1 Arrive on time — better yet, arrive early. You don't want to be the last one to audition, when everyone is tired and ready to go home. Get your name at the top of the list.

2 Look your best — clean, neat hair; proper shoes that you can move around in without tripping (no flip-flops, please) and no crop tops or short-shorts; no overdone makeup. Remember, first impressions are lasting impressions.

3 Have a resume with your name, age, gender and acting experience (role and venue), plus a photo to hand to the director when asked, or when you go onto the stage. The best are printed on heavy paper stock, with the photo on one side and your information on the other, so it doesn't get separated. If you don't have that, prepare a typed resume and attach a photo. The selection team will probably see dozens of people, and you want them to remember who you are. The resume should include your telephone number and email address in case you get a callback or (yippee!) a part.

4 If the audition notice is for a musical and it says to prepare 16 bars of a song, prepare it. Some theaters ask that you bring sheet music and they'll provide the piano player. Others ask you to bring a tape or CD of music only (no duets with Madonna or Beyoncé, please). Some will allow you to sing without accompaniment. If the audition notice doesn't specify, call the theater or director to ask what is necessary.

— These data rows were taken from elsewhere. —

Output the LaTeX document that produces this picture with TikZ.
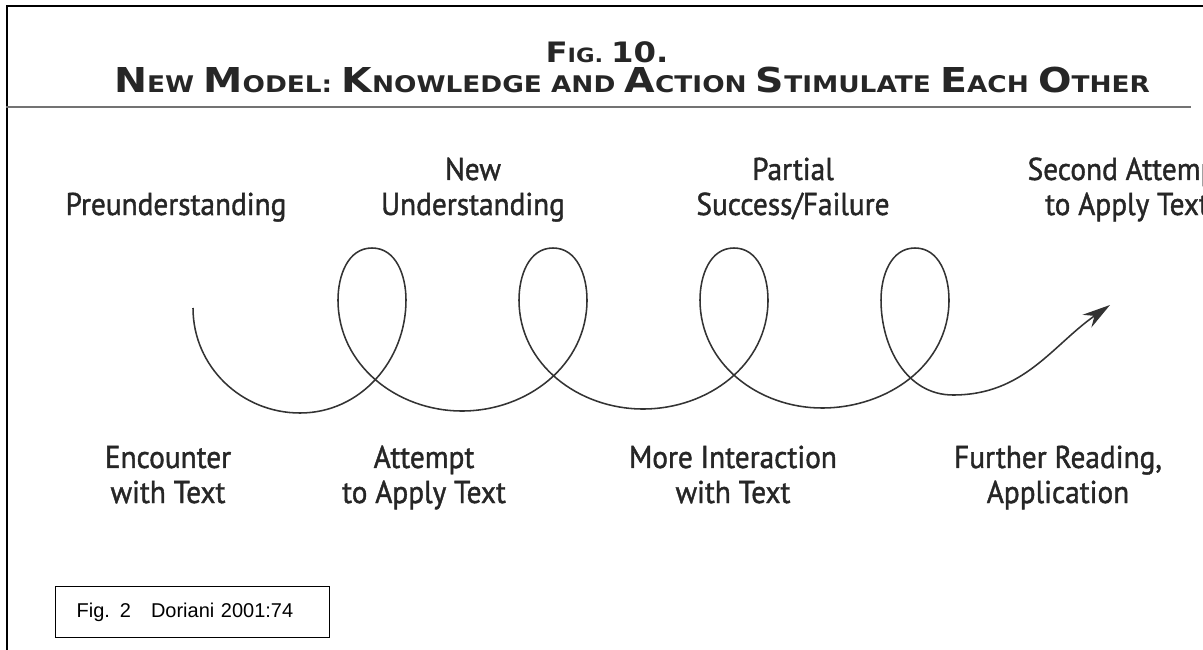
\documentclass[tikz,border=0pt]{standalone}
\usepackage{fontspec}
\usetikzlibrary{arrows.meta}
\newfontfamily\lblfam[FakeStretch=0.93, RawFeature={embolden=1.3}]{PT Sans}
\newfontfamily\ttlfam[FakeStretch=1.15]{DejaVu Sans}
\newfontfamily\capfam{Liberation Sans}
\newcommand\Bc[1]{{\fontsize{24.4pt}{26pt}\selectfont#1}} % big caps of the title
\newcommand\Fc[1]{{\fontsize{20pt}{22pt}\selectfont#1}} % big caps of the fig. line
\tikzset{
  lbl/.style={font=\lblfam\fontsize{22.4pt}{24.9pt}\selectfont, align=center, inner sep=0pt, text=black!85},
  ttl/.style={font=\ttlfam\bfseries\fontsize{16.3pt}{18pt}\selectfont, inner sep=0pt, text=black!85},
  figttl/.style={font=\ttlfam\bfseries\fontsize{14pt}{16pt}\selectfont, inner sep=0pt, text=black!85},
  spiral/.style={draw=black!80, line width=1.1pt},
}

\begin{document}
\begin{tikzpicture}[x=0.025cm, y=-0.025cm]
    \useasboundingbox (0,0) rectangle (1203,650);
    \clip (0,0) rectangle (1203,650);

    % frame, cut off at the right and the bottom
    \coordinate (fbl) at (7,650);
    \coordinate (ftl) at (7,6);
    \coordinate (ftr) at (1203,6);
    \draw[line width=1.6pt] (fbl) -- (ftl) -- (ftr);

    % heading
    \node[figttl, anchor=base] (fig) at (607,63) {\Fc{F}IG. \Fc{10.}};
    \node[ttl, anchor=base] (title) at (632,93) {\Bc{N}EW \Bc{M}ODEL: \Bc{K}NOWLEDGE AND \Bc{A}CTION \Bc{S}TIMULATE \Bc{E}ACH \Bc{O}THER};
    \coordinate (rulel) at (6,107);
    \coordinate (ruler) at (1191,107);
    \draw[line width=1.4pt, black!55] (rulel) -- (ruler);

    % the spiral
    \coordinate (start) at (193,308);
    \foreach \n/\cx in {1/372,2/553,3/734,4/915}{
        \coordinate (top\n) at (\cx,248); % top of loop
        \coordinate (lft\n) at (\cx-34,300); % left side of loop
        \coordinate (rgt\n) at (\cx+34,300); % right side of loop
    }
    \foreach \n/\bx/\by in {1/300/413,2/462/411,3/643/409,4/822/408,5/953/395}
        \coordinate (bot\n) at (\bx,\by); % low points
    \coordinate (tip) at (1110,305);

    \draw[spiral, -{Stealth[length=20pt,width=11pt]}] (start) to[out=-90,in=180] (bot1)
        to[out=0,in=-90] (rgt1) to[out=90,in=0] (top1) to[out=180,in=90] (lft1) to[out=-90,in=180] (bot2)
        to[out=0,in=-90] (rgt2) to[out=90,in=0] (top2) to[out=180,in=90] (lft2) to[out=-90,in=180] (bot3)
        to[out=0,in=-90] (rgt3) to[out=90,in=0] (top3) to[out=180,in=90] (lft3) to[out=-90,in=180] (bot4)
        to[out=0,in=-90] (rgt4) to[out=90,in=0] (top4) to[out=180,in=90] (lft4) to[out=-90,in=180] (bot5)
        to[out=0,in=215] (tip);

    % labels above (base = last line)
    \node[lbl, anchor=base] (preund) at (176,215) {Preunderstanding};
    \node[lbl, anchor=base] (newund) at (473,215) {New\\Understanding};
    \node[lbl, anchor=base] (partial) at (793,215) {Partial\\Success/Failure};
    \node[lbl, anchor=base] (second) at (1127,215) {Second Attempt\\to Apply Text};

    % labels below
    \node[lbl, anchor=base] (encount) at (168,503) {Encounter\\with Text};
    \node[lbl, anchor=base] (attempt) at (424,503) {Attempt\\to Apply Text};
    \node[lbl, anchor=base] (moreint) at (733,503) {More Interaction\\with Text};
    \node[lbl, anchor=base] (further) at (1058,503) {Further Reading,\\Application};

    % source box
    \node[draw, line width=1pt, anchor=north west, minimum height=1.275cm, text width=5.8cm,
        inner xsep=0.525cm, font=\capfam\fontsize{14.2pt}{15pt}\selectfont] (source) at (55,586)
        {Fig. 2\hspace{0.5cm}Doriani 2001:74};
\end{tikzpicture}
\end{document}
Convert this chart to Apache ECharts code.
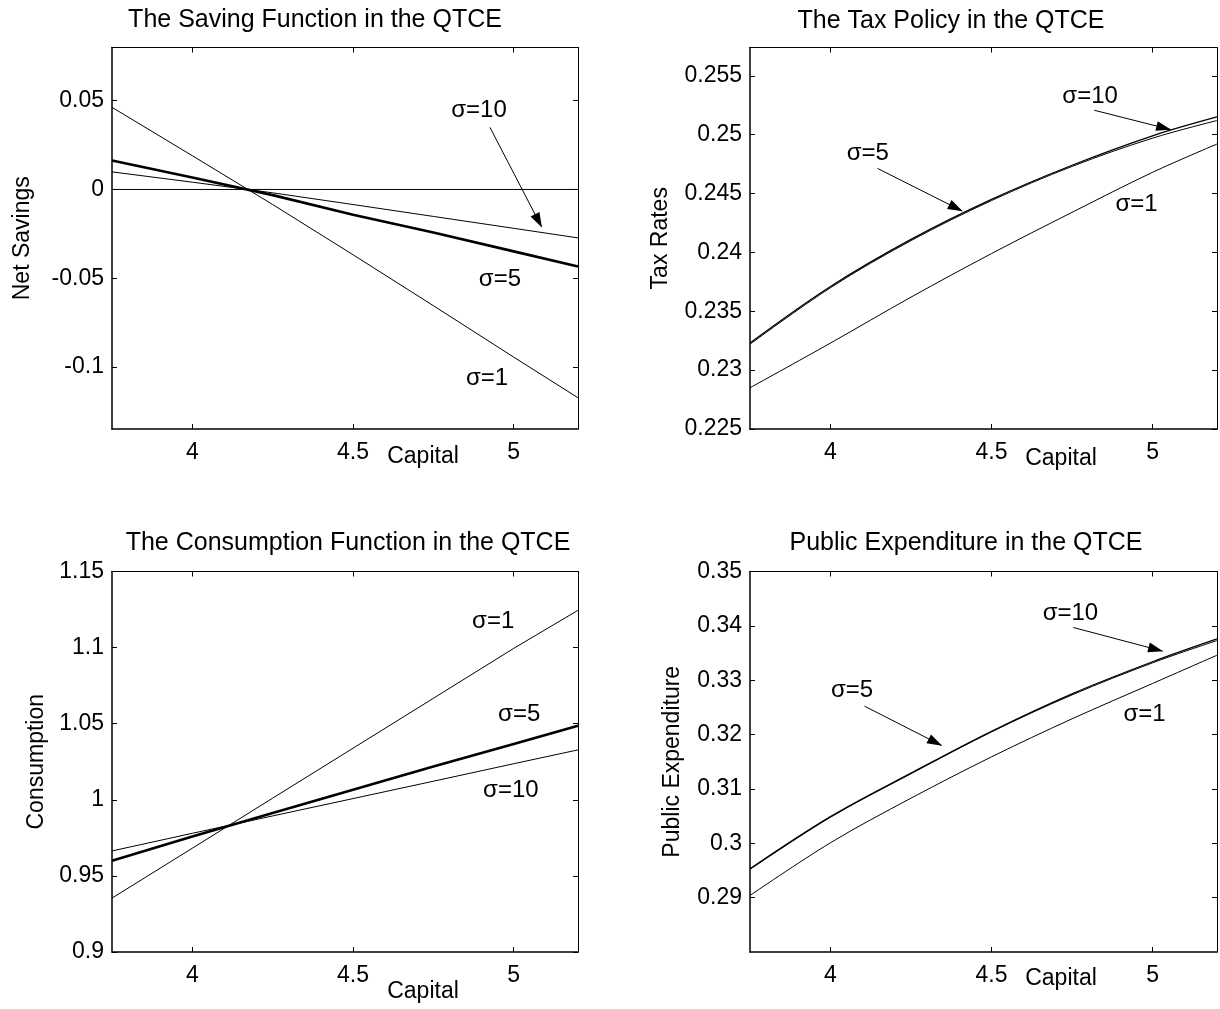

5 You may be asked to prepare a monologue, but, more likely, you'll be asked to do a cold reading, that is, read directly from a script. Usually, it's the show you're auditioning for, but sometimes, it's not. Just be ready to read.

6 If you stammer or lose your place, don't apologize and start over. Barrel through, just as you would if you were in the middle of a scene on opening night. Smile, if appropriate; remain serious if not.

7 If you take someone with you, or someone takes you, make sure they're quiet and respectful of all the other people in the room. Nothing kills your chances more than a noisy parent or pal, who might tag along and be a disturbance once rehearsals and shows start.

8 Go to lots of auditions, whether you want a role or not. You learn a lot just watching others try, and, who knows — you may be the next Justin Sargent.